The millionaire class, a small but growing one into which any of us may be flung tomorrow by the accidents of commerce, is perhaps the most neglected in the community. As far as I know, this is the first tract that has ever been written for millionaires.


In the advertisements of the manufacturers of the country, I find that everything is produced for the million and nothing for the millionaire. Children, boys, youth, “gents”, ladies, artisans, professional men, even peers, and kings, are catered for; but the millionaire’s custom is evidently not worth having; there are too few of him. Whilst the poorest have their Rag Fair, a duly organized and busy market in Houndsditch, where you can buy a boot for a penny, you may search the world in vain for the market where the £50 boot, the special dear line of hats at forty guineas, the cloth of gold bicycling suit, and the Cleopatra claret, four pearls to the bottle, can be purchased wholesale.

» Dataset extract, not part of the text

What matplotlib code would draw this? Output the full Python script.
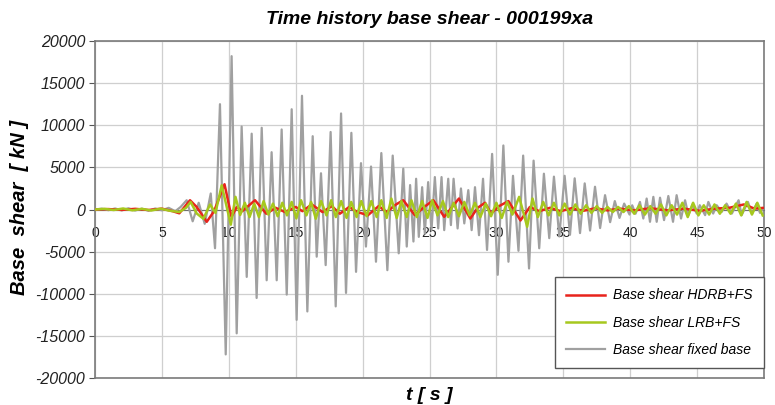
import matplotlib
matplotlib.use("Agg")
import matplotlib.pyplot as plt

plt.rcParams['font.family'] = ['Liberation Sans', 'DejaVu Sans']

title = "Time history base shear - 000199xa"
xlabel = "t [ s ]"
ylabel = "Base  shear  [ kN ]"
series_names = ["Base shear HDRB+FS", "Base shear LRB+FS", "Base shear fixed base"]
x_ticks = [0, 5, 10, 15, 20, 25, 30, 35, 40, 45, 50]
y_ticks = [-20000, -15000, -10000, -5000, 0, 5000, 10000, 15000, 20000]

# Fixed base (grey): (time of extremum [s], value [kN])
fixed_pts = [
    (0.0, 0), (0.5, 100), (1.0, -80), (1.5, 120), (2.0, -100), (2.5, 150), (3.0, -120),
    (3.5, 100), (4.0, -150), (4.5, 120), (5.0, -100), (5.5, 200), (6.0, -200), (6.4, 300),
    (6.85, 1100), (7.3, -1400), (7.75, 800), (8.2, -1700), (8.65, 1900), (8.97, -4600),
    (9.34, 12500), (9.77, -17200), (10.21, 18200), (10.59, -14700), (10.96, 9850),
    (11.34, -8000), (11.71, 9000), (12.08, -10500), (12.46, 9700), (12.83, -8400),
    (13.2, 6800), (13.58, -8400), (13.95, 9500), (14.33, -10100), (14.7, 11900),
    (15.07, -13100), (15.47, 13500), (15.87, -12100), (16.27, 8700), (16.57, -5600),
    (16.89, 4300), (17.24, -6600), (17.61, 9200), (17.99, -11500), (18.39, 11400),
    (18.76, -9900), (19.16, 9100), (19.51, -7400), (19.88, 5500), (20.25, -4400),
    (20.63, 5100), (21.0, -6200), (21.4, 6700), (21.85, -7200), (22.25, 6400),
    (22.7, -5200), (23.04, 4850), (23.3, -4400), (23.55, 2900), (23.8, -3800),
    (24.0, 3650), (24.2, -3250), (24.45, 2650), (24.65, -2850), (24.9, 3250),
    (25.15, -2450), (25.4, 3850), (25.65, -2250), (25.9, 3850), (26.1, -2450),
    (26.4, 3650), (26.6, -1850), (26.8, 3650), (27.1, -2250), (27.35, 2500),
    (27.6, -1650), (27.9, 2300), (28.15, -2450), (28.4, 2650), (28.7, -3050),
    (29.0, 3650), (29.3, -4800), (29.68, 6600), (30.1, -7750), (30.52, 7600),
    (30.9, -6200), (31.24, 4000), (31.65, -4900), (32.0, 6400), (32.44, -7000),
    (32.78, 5800), (33.2, -4600), (33.55, 4250), (33.95, -3400), (34.3, 3900),
    (34.7, -3200), (35.1, 4000), (35.5, -3000), (35.85, 3700), (36.25, -2800),
    (36.6, 3100), (37.0, -2500), (37.37, 2700), (37.75, -2200), (38.12, 1700),
    (38.5, -1500), (38.85, 1000), (39.2, -1000), (39.55, 700), (39.95, -600),
    (40.15, 500), (40.4, -500), (40.73, 900), (40.98, -1070), (41.23, 1300),
    (41.48, -1460), (41.73, 1500), (41.98, -1460), (42.23, 1400), (42.53, -1260),
    (42.85, 1600), (43.2, -1460), (43.47, 1700), (43.8, -1070), (44.1, 1100),
    (44.35, -670), (44.65, 600), (44.97, -480), (45.2, 510), (45.6, -670),
    (45.84, 900), (46.2, -480), (46.46, 510), (46.84, -280), (47.2, 700),
    (47.6, -480), (48.1, 1100), (48.33, -670), (48.8, 900), (49.1, -480),
    (49.45, 700), (49.7, -400), (50.0, 300),
]

# HDRB+FS (red)
hdrb_pts = [
    (0, 0), (1, 50), (2, -50), (3, 80), (4, -60), (5, 100), (5.8, -200), (6.3, -450),
    (7.1, 1100), (7.6, 300), (8.35, -1460), (8.9, -200), (9.68, 3000), (10.2, -870),
    (10.6, 300), (11.0, -200), (11.96, 1100), (12.8, -500), (13.5, 200), (14.2, -300),
    (15.0, 300), (15.5, -200), (16.2, 600), (17.0, -300), (17.7, 400), (18.3, -500),
    (19.0, 300), (19.6, -300), (20.4, -670), (21.2, 400), (21.8, -300), (22.5, 600),
    (23.04, 1100), (23.9, -670), (24.6, 300), (25.29, 1100), (26.1, -870), (27.2, 1300),
    (28.05, -1070), (28.6, 200), (29.15, 800), (29.6, -470), (30.2, 400), (30.9, 1000),
    (31.8, -1300), (32.5, 300), (33.2, -200), (34.0, 200), (34.8, -200), (35.6, 150),
    (36.5, -150), (37.4, 150), (38.3, -100), (39.2, 100), (40.3, -100), (41.5, 150),
    (42.8, -100), (44.0, 100), (45.2, -150), (46.3, 100), (47.4, 200), (48.5, 600),
    (49.3, 100), (50.0, 200),
]

# LRB+FS (green)
lrb_pts = [
    (0, 0), (0.7, 80), (1.4, -60), (2.1, 120), (2.8, -100), (3.5, 80), (4.2, -120),
    (4.9, 100), (5.6, -150), (6.3, -300), (6.8, 200), (7.15, 900), (7.6, -470),
    (8.1, -1100), (8.6, 600), (9.0, -400), (9.47, 2870), (10.15, -1800), (10.5, 1500),
    (10.85, -650), (11.2, 800), (11.55, -900), (11.9, 700), (12.25, -900), (12.6, 1000),
    (12.95, -600), (13.3, 700), (13.65, -800), (14.0, 800), (14.35, -700), (14.7, 900),
    (15.05, -1060), (15.4, 1100), (15.8, -700), (16.15, 900), (16.5, -1100), (16.9, 1000),
    (17.3, -700), (17.65, 1100), (18.0, -900), (18.4, 1000), (18.8, -1000), (19.15, 900),
    (19.55, -900), (19.9, 1000), (20.3, -800), (20.65, 1000), (21.05, -900), (21.4, 1100),
    (21.8, -1000), (22.15, 1300), (22.55, -1000), (22.9, 1000), (23.3, -900), (23.65, 1100),
    (24.05, -900), (24.45, 1000), (24.85, -1000), (25.2, 1100), (25.6, -700), (26.0, 1000),
    (26.4, -900), (26.8, 800), (27.2, -800), (27.6, 900), (28.0, -700), (28.4, 800),
    (28.8, -900), (29.2, 700), (29.6, -800), (30.0, 800), (30.4, -1000), (30.8, 900),
    (31.2, -600), (31.7, 1500), (32.3, -2050), (32.7, 1300), (33.1, -900), (33.5, 900),
    (33.9, -700), (34.3, 800), (34.7, -700), (35.1, 700), (35.5, -600), (35.9, 600),
    (36.3, -500), (36.7, 500), (37.1, -400), (37.5, 400), (37.9, -400), (38.3, 300),
    (38.7, -300), (39.1, 300), (39.5, -300), (39.9, 400), (40.3, -500), (40.7, 500),
    (41.1, -600), (41.5, 400), (41.9, -500), (42.3, 600), (42.7, -700), (43.1, 500),
    (43.5, -600), (43.9, 800), (44.3, -900), (44.7, 800), (45.1, -700), (45.5, 500),
    (45.9, -600), (46.3, 600), (46.7, -500), (47.1, 500), (47.5, -500), (47.9, 700),
    (48.3, -700), (48.7, 900), (49.1, -600), (49.5, 800), (49.9, -700),
]

fixed_t, fixed_v = zip(*fixed_pts)
hdrb_t, hdrb_v = zip(*hdrb_pts)
lrb_t, lrb_v = zip(*lrb_pts)

fig = plt.figure(figsize=(7.75, 4.05), dpi=100)
ax = fig.add_axes([95 / 775, 27 / 405, 669 / 775, 337 / 405])

ax.plot(fixed_t, fixed_v, color='#a0a0a0', lw=1.6, zorder=3, label=series_names[2],
        solid_joinstyle='round')
ax.plot(hdrb_t, hdrb_v, color='#e8231c', lw=1.8, zorder=4, label=series_names[0],
        solid_joinstyle='round')
ax.plot(lrb_t, lrb_v, color='#a6c81e', lw=1.8, zorder=5, label=series_names[1],
        solid_joinstyle='round')

ax.set_xlim(0, 50)
ax.set_ylim(-20000, 20000)
ax.set_xticks(x_ticks)
ax.set_yticks(y_ticks)
ax.set_xticklabels([str(v) for v in x_ticks], fontstyle='italic', fontsize=11.5)
ax.set_yticklabels([str(v) for v in y_ticks], fontstyle='italic', fontsize=11.5)
ax.grid(True, color='#cfcfcf', lw=0.9, zorder=0)
ax.set_axisbelow(True)

ax.spines['bottom'].set_position(('data', 0))
ax.spines['bottom'].set_color('#707070')
ax.spines['bottom'].set_zorder(2)
for s in ['left', 'top', 'right']:
    ax.spines[s].set_color('#7a7a7a')
    ax.spines[s].set_linewidth(1.2)
ax.tick_params(axis='x', length=0, pad=12, colors='#222222')
ax.tick_params(axis='y', length=4, direction='out', pad=3, color='#555555', labelcolor='#222222')
ax.axhline(-20000, color='#7a7a7a', lw=1.2, clip_on=False, zorder=6)

ax.set_title(title, fontsize=14, fontweight='bold', fontstyle='italic', pad=12)
fig.text(0.5 * (95 + 764) / 775, 10 / 405, xlabel, ha='center', va='center',
         fontsize=14, fontweight='bold', fontstyle='italic')
fig.text(20 / 775, 0.5 * (27 + 364) / 405 + 0.005, ylabel, ha='center', va='center', rotation=90,
         fontsize=14.5, fontweight='bold', fontstyle='italic')

handles, labels = ax.get_legend_handles_labels()
order = [1, 2, 0]
leg = ax.legend([handles[i] for i in order], [labels[i] for i in order],
                loc='lower right', bbox_to_anchor=(1.0, 0.03), borderaxespad=0,
                prop={'style': 'italic', 'size': 10}, frameon=True, fancybox=False,
                edgecolor='#555555', framealpha=1, borderpad=0.8, labelspacing=0.95,
                handlelength=2.8, handletextpad=0.6)
leg.get_frame().set_linewidth(1.0)

fig.savefig('out.png', dpi=100)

Thus the unfortunate millionaire has the responsibility of prodigious wealth without the possibility of enjoying himself more than any ordinary rich man. Indeed, in many things he cannot enjoy himself more than many poor men do, nor even so much; for a drum major is better dressed; a trainer’s stable lad often rides a better horse; the first-class carriage is shared by office boys taking their young ladies out for the evening; everybody who goes down to Brighton for Sunday rides in the Pullman car; and of what use is it to be able to pay for a peacock’s brain sandwich when there is nothing to be had but ham or beef?

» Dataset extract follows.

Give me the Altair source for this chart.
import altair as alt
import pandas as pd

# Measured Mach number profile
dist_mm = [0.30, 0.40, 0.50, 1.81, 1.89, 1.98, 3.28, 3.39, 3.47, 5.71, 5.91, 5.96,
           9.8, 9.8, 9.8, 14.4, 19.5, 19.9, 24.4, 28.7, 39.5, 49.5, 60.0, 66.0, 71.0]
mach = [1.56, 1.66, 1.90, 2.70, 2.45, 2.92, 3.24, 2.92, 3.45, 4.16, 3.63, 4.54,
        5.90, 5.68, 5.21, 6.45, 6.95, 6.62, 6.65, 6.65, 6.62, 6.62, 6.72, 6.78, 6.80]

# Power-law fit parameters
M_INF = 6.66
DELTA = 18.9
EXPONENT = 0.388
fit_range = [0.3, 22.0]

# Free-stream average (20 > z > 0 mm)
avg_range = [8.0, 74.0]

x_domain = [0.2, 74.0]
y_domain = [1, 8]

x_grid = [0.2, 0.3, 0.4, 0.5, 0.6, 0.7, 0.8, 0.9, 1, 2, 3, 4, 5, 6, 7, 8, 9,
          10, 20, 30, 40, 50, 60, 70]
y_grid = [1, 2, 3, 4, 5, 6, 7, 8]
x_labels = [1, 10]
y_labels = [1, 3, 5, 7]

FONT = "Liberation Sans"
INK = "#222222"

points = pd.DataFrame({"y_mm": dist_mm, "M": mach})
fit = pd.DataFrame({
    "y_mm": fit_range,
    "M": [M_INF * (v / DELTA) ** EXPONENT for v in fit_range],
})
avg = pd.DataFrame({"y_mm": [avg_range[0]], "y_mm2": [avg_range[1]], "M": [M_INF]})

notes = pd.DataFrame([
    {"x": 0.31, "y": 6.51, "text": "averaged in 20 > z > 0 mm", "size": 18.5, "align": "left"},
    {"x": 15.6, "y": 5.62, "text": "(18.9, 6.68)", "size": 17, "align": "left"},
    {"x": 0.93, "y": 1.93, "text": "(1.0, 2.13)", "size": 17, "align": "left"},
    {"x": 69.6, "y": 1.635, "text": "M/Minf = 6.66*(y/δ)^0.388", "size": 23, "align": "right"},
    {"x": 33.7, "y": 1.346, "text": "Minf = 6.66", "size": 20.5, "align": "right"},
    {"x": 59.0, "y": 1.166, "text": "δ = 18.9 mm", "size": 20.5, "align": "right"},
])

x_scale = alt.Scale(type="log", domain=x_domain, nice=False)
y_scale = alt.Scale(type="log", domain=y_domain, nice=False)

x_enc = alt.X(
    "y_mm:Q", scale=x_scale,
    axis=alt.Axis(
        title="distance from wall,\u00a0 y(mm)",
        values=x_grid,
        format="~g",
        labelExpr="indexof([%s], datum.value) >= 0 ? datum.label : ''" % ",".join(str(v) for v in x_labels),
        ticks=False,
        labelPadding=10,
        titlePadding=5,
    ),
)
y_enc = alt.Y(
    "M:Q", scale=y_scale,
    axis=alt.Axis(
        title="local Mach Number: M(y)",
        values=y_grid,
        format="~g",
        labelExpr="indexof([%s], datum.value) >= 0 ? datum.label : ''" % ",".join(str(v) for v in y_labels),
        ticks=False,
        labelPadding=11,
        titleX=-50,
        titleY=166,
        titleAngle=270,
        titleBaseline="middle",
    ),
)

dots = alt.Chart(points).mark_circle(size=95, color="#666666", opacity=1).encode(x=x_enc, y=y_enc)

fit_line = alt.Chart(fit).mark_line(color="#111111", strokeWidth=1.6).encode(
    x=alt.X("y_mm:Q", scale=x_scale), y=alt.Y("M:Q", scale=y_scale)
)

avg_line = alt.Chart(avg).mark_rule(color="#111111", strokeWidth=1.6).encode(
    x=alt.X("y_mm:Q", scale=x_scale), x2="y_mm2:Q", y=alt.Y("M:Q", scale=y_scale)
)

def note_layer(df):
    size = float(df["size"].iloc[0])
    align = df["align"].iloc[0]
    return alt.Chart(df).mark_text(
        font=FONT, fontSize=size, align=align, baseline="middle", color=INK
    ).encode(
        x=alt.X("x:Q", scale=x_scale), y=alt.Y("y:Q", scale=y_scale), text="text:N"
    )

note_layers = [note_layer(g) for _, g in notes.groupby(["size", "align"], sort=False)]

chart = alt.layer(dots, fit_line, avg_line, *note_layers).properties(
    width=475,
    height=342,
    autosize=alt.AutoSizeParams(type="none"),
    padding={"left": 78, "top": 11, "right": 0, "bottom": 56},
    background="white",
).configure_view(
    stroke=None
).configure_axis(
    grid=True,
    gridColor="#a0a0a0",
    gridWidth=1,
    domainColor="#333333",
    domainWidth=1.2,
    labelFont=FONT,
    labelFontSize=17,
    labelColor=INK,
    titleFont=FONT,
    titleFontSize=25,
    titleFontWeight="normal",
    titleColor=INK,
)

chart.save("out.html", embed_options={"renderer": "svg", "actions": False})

The injustice of his state of things has not been sufficiently considered. A man with an income of £25 a year can multiply his comfort beyond all calculation by doubling his income. A man with £50 a year can at least quadruple his comfort by doubling his income. Probably up to even £250 a year doubled income means doubled comfort. After that the increment of comfort grows less in proportion to the increment of income until a point is reached at which the victim is satiated and even surfeited with everything that money can procure. To expect him to enjoy another hundred thousand pounds because men like money, is exactly as if you were to expect a confectioner’s shop-boy to enjoy two hours more work a day because boys are fond of sweets. What can the wretched millionaire do that needs a million? Does he want a fleet of yachts, a Rotten Row full of carriages, an army of servants, a whole city of town houses, or a continent for a game preserve? Can he attend more than one theatre in one evening, or wear more than one suit at a time, or digest more meals than his butler? Is it a luxury to have more money to take care of, more begging letters to read, and to be cut off from those delicious Alnaschar dreams in which the poor man, sitting down to consider what he will do in the always possible event of some unknown relative leaving him a fortune, forgets his privation.


And yet there is no sympathy for this hidden sorrow of Plutocracy. The poor alone are pitied. Societies spring up in all directions to relieve all sorts of comparatively happy people, from discharged prisoners in the first rapture of their regained liberty to children revelling in the luxury of an unlimited appetite; but no hand is stretched out to the millionaire, except to beg. In all our dealing with him lies implicit the delusion that he has nothing to complain of, and that he ought to be ashamed of rolling in wealth whilst others are starving.